II) Ficar em gestão, na prática, seria promover a estratégia política de António Costa. Seria um presente de Natal perfeito para a afirmação política de Costa: este iria vitimizar-se atacando Passos Coelho e Cavaco Silva por lhe vedarem o acesso ao poder; falaria como o pioneiro da unificação da esquerda, o que lhe permitiria conquistar o voto útil dos eleitores do BE e talvez do PCP, exponenciando as suas possibilidades de atingir a maioria absoluta. Já Passos Coelho iria a eleições – porque estas são inevitáveis em Maio ou nos meses seguintes – desgastado, sem energia e com a sua credibilidade afetada, na medida em que se deixou sujeitar a uma situação política insustentável;

III) Um Governo de gestão é um sarilho constitucional e legal de uma dimensão monstruosa. Isto porque o conteúdo e a extensão dos poderes de um Governo em tais circunstâncias é matéria controvertida. Todos os atos – gerais, abstratos, individuais ou concretos – praticados pelo Governo enquanto órgão colegial ou pelos seus Ministros e Secretários de Estado seriam contestados judicialmente com muita probabilidade e as suspeitas de favorecimento ou de desvio de poder recairiam sobre eles, minando a credibilidade pessoal e política dos seus autores. Basta pensar nas últimas experiências de Governos de gestão em Portugal, sendo que duraram apenas semanas! Imagine-se o que seria um Governo de gestão de meses…Ninguém com o mínimo de racionalidade e responsabilidade está disposto a submeter-se a uma situação destas.

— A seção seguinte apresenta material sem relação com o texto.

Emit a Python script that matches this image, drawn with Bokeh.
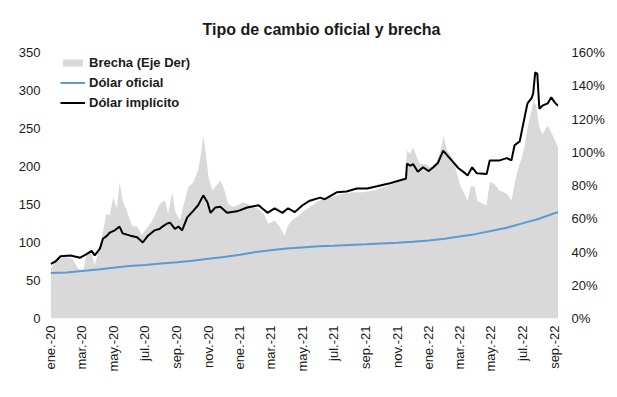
import math
import pandas as pd
from bokeh.plotting import figure
from bokeh.models import Range1d, LinearAxis, FixedTicker, PrintfTickFormatter, ColumnDataSource
from bokeh.embed import file_html
from bokeh.resources import INLINE

# ---------------- data ----------------
impl_dates = ["2020-01-01","2020-01-10","2020-01-20","2020-02-08","2020-02-27","2020-03-11","2020-03-20","2020-03-26",
              "2020-04-05","2020-04-11","2020-04-19","2020-04-24","2020-05-04","2020-05-13","2020-05-19","2020-06-03",
              "2020-06-16","2020-06-27","2020-07-07","2020-07-20","2020-07-30","2020-08-04","2020-08-13","2020-08-19",
              "2020-08-28","2020-09-04","2020-09-11","2020-09-21","2020-10-03","2020-10-12","2020-10-22","2020-10-30",
              "2020-11-05","2020-11-14","2020-11-24","2020-12-07","2020-12-26","2021-01-15","2021-02-06","2021-02-23",
              "2021-03-09","2021-03-24","2021-04-04","2021-04-17","2021-05-02","2021-05-16","2021-06-05","2021-06-14",
              "2021-07-07","2021-07-26","2021-08-15","2021-09-04","2021-09-23","2021-10-18","2021-11-12","2021-11-18",
              "2021-11-20","2021-11-26","2021-12-02","2021-12-11","2021-12-21","2022-01-01","2022-01-10","2022-01-19",
              "2022-01-29","2022-02-08","2022-02-17","2022-02-27","2022-03-11","2022-03-17","2022-03-26","2022-04-04",
              "2022-04-23","2022-04-29","2022-05-18","2022-06-01","2022-06-10","2022-06-16","2022-06-26","2022-07-01",
              "2022-07-11","2022-07-19","2022-07-22","2022-07-26","2022-07-30","2022-08-03","2022-08-09","2022-08-19",
              "2022-08-26","2022-09-02","2022-09-08"]
impl_values = [72,75,82,83,80,85,89,83,92,105,109,113,116,121,112,109,107,100,109,116,118,121,125,126,118,121,116,133,
               142,149,162,153,139,146,147,139,141,146,149,139,145,139,145,140,149,155,159,157,166,167,171,171,174,178,
               183,184,204,201,203,193,199,194,199,205,221,213,206,198,192,188,199,191,190,208,208,211,208,228,233,250,
               283,290,296,324,322,276,280,283,291,284,280]

brecha_dates = ["2020-01-01","2020-01-10","2020-01-29","2020-02-12","2020-02-23","2020-03-04","2020-03-11","2020-03-20",
                "2020-03-26","2020-04-05","2020-04-13","2020-04-17","2020-04-24","2020-05-01","2020-05-08","2020-05-13",
                "2020-05-19","2020-05-27","2020-06-06","2020-06-17","2020-06-25","2020-07-01","2020-07-14","2020-07-20",
                "2020-07-30","2020-08-09","2020-08-15","2020-08-23","2020-08-28","2020-09-07","2020-09-13","2020-09-23",
                "2020-10-03","2020-10-12","2020-10-18","2020-10-22","2020-10-28","2020-11-01","2020-11-09","2020-11-14",
                "2020-11-24","2020-11-30","2020-12-09","2020-12-19","2021-01-08","2021-01-22","2021-02-04","2021-02-16",
                "2021-02-25","2021-03-09","2021-03-19","2021-03-28","2021-04-04","2021-04-11","2021-04-21","2021-05-02",
                "2021-05-16","2021-05-29","2021-06-10","2021-06-24","2021-07-07","2021-07-19","2021-08-07","2021-08-27",
                "2021-09-16","2021-10-05","2021-10-25","2021-11-11","2021-11-17","2021-11-20","2021-11-26","2021-12-02",
                "2021-12-09","2021-12-15","2021-12-25","2022-01-04","2022-01-17","2022-01-27","2022-01-29","2022-02-06",
                "2022-02-15","2022-02-25","2022-03-03","2022-03-11","2022-03-17","2022-03-24","2022-03-31","2022-04-05",
                "2022-04-15","2022-04-23","2022-04-29","2022-05-08","2022-05-18","2022-06-01","2022-06-10","2022-06-16",
                "2022-06-22","2022-06-30","2022-07-05","2022-07-11","2022-07-19","2022-07-22","2022-07-28","2022-08-03",
                "2022-08-09","2022-08-19","2022-08-26","2022-09-02","2022-09-08"]
brecha_values = [30,35,37,36,30,29,40,39,32,44,55,63,62,73,66,82,71,65,56,55,50,53,58,62,69,71,63,76,65,59,67,79,
                 82,89,100,110,97,85,77,79,83,79,69,67,70,68,66,63,57,59,55,50,56,59,61,64,67,70,72,73,74,75,76,76,
                 77,79,81,83,84,101,99,103,97,93,93,91,94,105,110,101,97,87,80,75,71,80,79,71,69,68,82,81,77,75,71,81,
                 89,97,103,115,125,131,128,115,111,116,112,107,103]

oficial_dates = ["2020-01-01","2020-02-01","2020-03-01","2020-04-01","2020-05-01","2020-06-01","2020-07-01","2020-08-01",
                 "2020-09-01","2020-10-01","2020-11-01","2020-12-01","2021-01-01","2021-02-01","2021-03-01","2021-04-01",
                 "2021-05-01","2021-06-01","2021-07-01","2021-08-01","2021-09-01","2021-10-01","2021-11-01","2021-12-01",
                 "2022-01-01","2022-02-01","2022-03-01","2022-04-01","2022-05-01","2022-06-01","2022-07-01","2022-08-01",
                 "2022-09-01","2022-09-08"]
oficial_values = [59.8,60.5,62.5,64.5,66.8,69.0,70.5,72.5,74.0,76.0,78.5,81.0,84.0,87.5,89.8,92.0,93.5,95.0,95.7,96.8,
                  97.7,98.8,99.8,101.0,102.7,105.0,107.8,111.0,115.0,119.5,125.2,131.0,138.5,139.8]

tick_dates = ["2020-01-01","2020-03-01","2020-05-01","2020-07-01","2020-09-01","2020-11-01",
              "2021-01-01","2021-03-01","2021-05-01","2021-07-01","2021-09-01","2021-11-01",
              "2022-01-01","2022-03-01","2022-05-01","2022-07-01","2022-09-01"]
tick_labels = ["ene.-20","mar.-20","may.-20","jul.-20","sep.-20","nov.-20",
               "ene.-21","mar.-21","may.-21","jul.-21","sep.-21","nov.-21",
               "ene.-22","mar.-22","may.-22","jul.-22","sep.-22"]
left_ticks = [0, 50, 100, 150, 200, 250, 300, 350]
right_ticks = [0, 20, 40, 60, 80, 100, 120, 140, 160]

title_text = "Tipo de cambio oficial y brecha"
FONT = "Liberation Sans"
TXT = "#1a1a1a"

# ---------------- figure ----------------
p = figure(width=609, height=389, x_axis_type="datetime", output_backend="svg", toolbar_location=None,
           x_range=Range1d(pd.Timestamp("2019-12-31 12:00"), pd.Timestamp("2022-09-09")),
           y_range=Range1d(0, 350),
           min_border_left=50, min_border_right=51, min_border_top=52, min_border_bottom=71)
p.extra_y_ranges = {"right": Range1d(0, 160)}
p.outline_line_color = None
p.grid.visible = False
p.background_fill_color = "white"

p.title.text = title_text
p.title.align = "left"
p.title.offset = 152
p.title.standoff = 29
p.title.text_font = FONT
p.title.text_font_style = "bold"
p.title.text_font_size = "16px"
p.title.text_color = TXT

src_b = ColumnDataSource(dict(x=pd.to_datetime(brecha_dates), y=brecha_values))
src_o = ColumnDataSource(dict(x=pd.to_datetime(oficial_dates), y=oficial_values))
src_i = ColumnDataSource(dict(x=pd.to_datetime(impl_dates), y=impl_values))

p.varea(x="x", y1=0, y2="y", source=src_b, y_range_name="right", fill_color="#d9d9d9",
        legend_label="Brecha (Eje Der)")
p.line(x="x", y="y", source=src_o, line_color="#5b9bd5", line_width=2, legend_label="Dólar oficial")
p.line(x="x", y="y", source=src_i, line_color="#000000", line_width=2, legend_label="Dólar implícito")

# axes
tick_ms = [int(pd.Timestamp(d).value // 10**6) for d in tick_dates]
p.xaxis.ticker = FixedTicker(ticks=tick_ms)
p.xaxis.major_label_overrides = {ms: lab for ms, lab in zip(tick_ms, tick_labels)}
p.xaxis.major_label_orientation = math.pi / 2
p.xaxis.major_label_standoff = 7

p.yaxis.ticker = FixedTicker(ticks=left_ticks)
p.yaxis.major_label_standoff = 10

right_axis = LinearAxis(y_range_name="right", ticker=FixedTicker(ticks=right_ticks),
                        formatter=PrintfTickFormatter(format="%d%%"))
p.add_layout(right_axis, "right")
right_axis.major_label_standoff = 13

for ax in p.axis:
    ax.axis_line_color = None
    ax.major_tick_line_color = None
    ax.minor_tick_line_color = None
    ax.major_tick_out = 0
    ax.minor_tick_out = 0
    ax.major_label_text_font = FONT
    ax.major_label_text_font_size = "13px"
    ax.major_label_text_color = TXT

# legend
lg = p.legend[0]
lg.location = (10, 266 - 60)
lg.margin = 0
lg.padding = 0
lg.spacing = 1
lg.glyph_width = 25
lg.glyph_height = 9
lg.label_height = 19
lg.label_standoff = 4
lg.label_text_font = FONT
lg.label_text_font_style = "bold"
lg.label_text_font_size = "13px"
lg.label_text_color = TXT
lg.background_fill_alpha = 0
lg.border_line_color = None

open("out.html", "w").write(file_html(p, INLINE))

5. Concluindo: o cenário de um Governo de PS mais extrema-esquerda é cada vez mais provável. António Costa está disposto a sacrificar Portugal aos seus interesses políticos pessoais imediatos. Vai-lhe sair muito cara a jogada. E nós, portugueses, que não fomos tidos nem achados, vamos sofrer as consequências de tamanha irresponsabilidade… António Costa, a sério? Acredita mesmo no que irá fazer?